Polio eradication a national imperative, Ayesha tells global forum

By our correspondents
June 15, 2017

Islamabad

Polio eradication has become our national imperative and enjoys broad political and popular support. This is backed up by a direct financial contribution of US $154 million and substantial indirect contribution of $100 million made each year in government and security infrastructure and time.

Addressing global leaders at ‘Drop to Zero,’ a global pledging event for polio eradication in Atlanta, USA, the Prime Minister’s Focal Person for Polio Eradication Senator Ayesha Raza Farooq made these remarks to express Pakistan’s commitment to a polio-free world. “We have absolutely no intention of letting down the children of the world and the current and future generations of Pakistani children,” said Ayesha.

Ayesha made a mention of the efforts being made to clear polio reservoirs, respond aggressively to any outbreak, and maintain high population immunity elsewhere. “There are no magic solutions, just extraordinary hard work with a focus on the basics of vaccination to ensure success by our heroic vaccinators on the doorstep and inside each home. We will continue to apply lessons learnt, innovate, refine tactics and work to systematically tackle routine immunization in order to stay the course and finish the job. We continue to closely coordinate with our Afghanistan counterparts, recognizing we have one single epidemiological block,” she added.

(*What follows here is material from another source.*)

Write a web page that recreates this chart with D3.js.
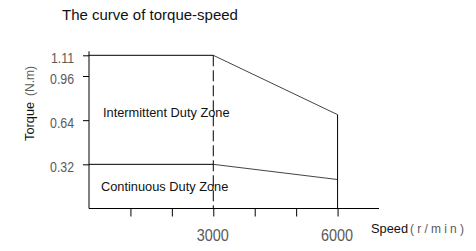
<!DOCTYPE html>
<html>
<head>
<meta charset="utf-8">
<script src="https://cdn.jsdelivr.net/npm/d3@7"></script>
<style>
  body { margin: 0; background: #fff; }
  svg { display: block; }
  .num { font-family: "Liberation Sans", Arial, sans-serif; fill: #5a5a5a; }
  .lbl { font-family: "Liberation Sans", Arial, sans-serif; fill: #111; }
</style>
</head>
<body>
<div id="chart"></div>
<script>
// speed points of the curve (r/min)
const speeds = [0, 3000, 6000];
// torque limits (N.m)
const intermittent = [1.11, 1.11, 0.68];
const continuous = [0.32, 0.32, 0.21];

const yTicks = [0.32, 0.64, 0.96, 1.11];
const xTicks = [1000, 2000, 3000, 4000, 5000, 6000];
const xLabels = [3000, 6000];

const W = 476, H = 251;

const x = d3.scaleLinear().domain([0, 7000]).range([89, 379]);
const y = d3.scaleLinear().domain([0, 1.11]).range([208.5, 55.3]);

const svg = d3
  .select("#chart")
  .append("svg")
  .attr("width", W)
  .attr("height", H);

// title
svg
  .append("text")
  .attr("class", "lbl")
  .attr("x", 62)
  .attr("y", 20)
  .attr("font-size", 15)
  .text("The curve of torque-speed");

// y axis
const yAxis = d3
  .axisLeft(y)
  .tickValues(yTicks)
  .tickSize(6)
  .tickSizeOuter(0)
  .tickFormat(d3.format(".2f"));

const gy = svg.append("g").attr("transform", `translate(${x(0)},0)`).call(yAxis);
gy.select(".domain").remove();
gy.selectAll(".tick line").attr("stroke", "#000");
// condensed look for the numbers
gy.selectAll(".tick text")
  .attr("class", "num")
  .attr("font-size", 14.5)
  .attr("x", 0)
  .attr("dy", "0.52em")
  .attr("transform", "translate(-15,0) scale(0.85,1)");

svg
  .append("line")
  .attr("x1", x(0))
  .attr("x2", x(0))
  .attr("y1", y(1.11) - 4)
  .attr("y2", y(0))
  .attr("stroke", "#000");

// x axis
const xAxis = d3
  .axisBottom(x)
  .tickValues(xTicks)
  .tickSize(8)
  .tickSizeOuter(0)
  .tickFormat((d) => (xLabels.includes(d) ? d : ""));

const gx = svg.append("g").attr("transform", `translate(0,${y(0)})`).call(xAxis);
gx.select(".domain").remove();
gx.selectAll(".tick line").attr("stroke", "#000");
gx.selectAll(".tick text")
  .attr("class", "num")
  .attr("font-size", 17)
  .attr("y", 0)
  .attr("dy", 0)
  .attr("transform", "translate(-1,32.5) scale(0.85,1)");

svg
  .append("line")
  .attr("x1", x(0))
  .attr("x2", x(7000))
  .attr("y1", y(0))
  .attr("y2", y(0))
  .attr("stroke", "#000");

// curves: flat part in black, falling part thinner grey
const pts = (arr) => speeds.map((s, i) => [x(s), y(arr[i])]);

[intermittent, continuous].forEach((arr) => {
  const p = pts(arr);
  svg
    .append("line")
    .attr("x1", p[0][0])
    .attr("y1", p[0][1])
    .attr("x2", p[1][0])
    .attr("y2", p[1][1])
    .attr("stroke", "#000");
  svg
    .append("line")
    .attr("x1", p[1][0])
    .attr("y1", p[1][1])
    .attr("x2", p[2][0])
    .attr("y2", p[2][1])
    .attr("stroke", "#444");
});

// vertical limit at max speed
svg
  .append("line")
  .attr("x1", x(6000))
  .attr("x2", x(6000))
  .attr("y1", y(intermittent[2]))
  .attr("y2", y(0))
  .attr("stroke", "#000");

// dashed line at rated speed
svg
  .append("line")
  .attr("x1", x(3000))
  .attr("x2", x(3000))
  .attr("y1", y(intermittent[1]))
  .attr("y2", y(0))
  .attr("stroke", "#000")
  .attr("stroke-dasharray", "11,4");

// zone labels
svg
  .append("text")
  .attr("class", "lbl")
  .attr("x", 103)
  .attr("y", 117)
  .attr("font-size", 12.8)
  .text("Intermittent Duty Zone");

svg
  .append("text")
  .attr("class", "lbl")
  .attr("x", 101)
  .attr("y", 191)
  .attr("font-size", 12.8)
  .text("Continuous Duty Zone");

// axis titles
svg
  .append("text")
  .attr("class", "lbl")
  .attr("transform", "translate(34,141) rotate(-90)")
  .attr("font-size", 12.8)
  .text("Torque");
svg
  .append("text")
  .attr("class", "num")
  .attr("transform", "translate(34,96) rotate(-90)")
  .attr("font-size", 12)
  .attr("fill", "#333")
  .text("(N.m)");

svg
  .append("text")
  .attr("class", "lbl")
  .attr("x", 371)
  .attr("y", 233)
  .attr("font-size", 12.8)
  .text("Speed");
svg
  .append("text")
  .attr("class", "num")
  .attr("x", 410)
  .attr("y", 233)
  .attr("font-size", 12)
  .attr("fill", "#333")
  .attr("textLength", 54)
  .text("(r/min)");
</script>
</body>
</html>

The event was participated by Bill Gates, co-chair of the Bill and Melinda Gates Foundation, Marie-Claude Bibeau, Minister of International Development of Canada, John Germ, President, Rotary International, Faisal Shuaib, Executive Director, National Primary Healthcare Development Agency of Nigeria, Takashi Shinozuka, Consul General of Japan in Atlanta, Neven Mimica, Commissioner for International Cooperation and Development, European Commission Hamdullah Mohib, Ambassador to the United States, Afghanistan, Anne Schuchat, Acting Director, Centers for Disease Control and Prevention, and Michel Zaffran, Director, Polio Eradication, World Health Organisation.

“When I was appointed in 2014, I was a little daunted by the scale and scope of the challenge. More than half a million children were inaccessible in our Federally Administered Tribal Areas, many of our 250,000 frontline vaccinators worked in a climate of fear and some made the ultimate sacrifice. The programme was missing too many children and our surveillance was insufficiently sensitive,” Ayesha informed the forum before moving on to contrast the challenges of bygone years with current achievements. “We will continue to identify and close the remaining gaps until we achieve and sustain zero,” she pledged, thanking all donors and partners for their support.

The Global Forum was informed that since the Global Polio Eradication Initiative was launched in 1988, polio cases around the world have dropped by 99.9%. In 1988, polio paralyzed 40 children every hour, resulting in more than 350,000 cases each year across 125 countries. Last year, only 37 children were paralyzed as a result of polio in only three countries – Pakistan, Afghanistan and Nigeria. This is the lowest annual case count in history. To date in 2017, there have been just five cases of polio anywhere in the world, fewer than in any previous year. These cases have been confined to small areas in Afghanistan and Pakistan. Nigeria has not reported a new polio case since August 2016. Polio is on the verge of becoming only the second human disease after smallpox to be eradicated. There has been continued progress in Afghanistan and Pakistan, as both countries work together to ensure that more children are reached with polio vaccines.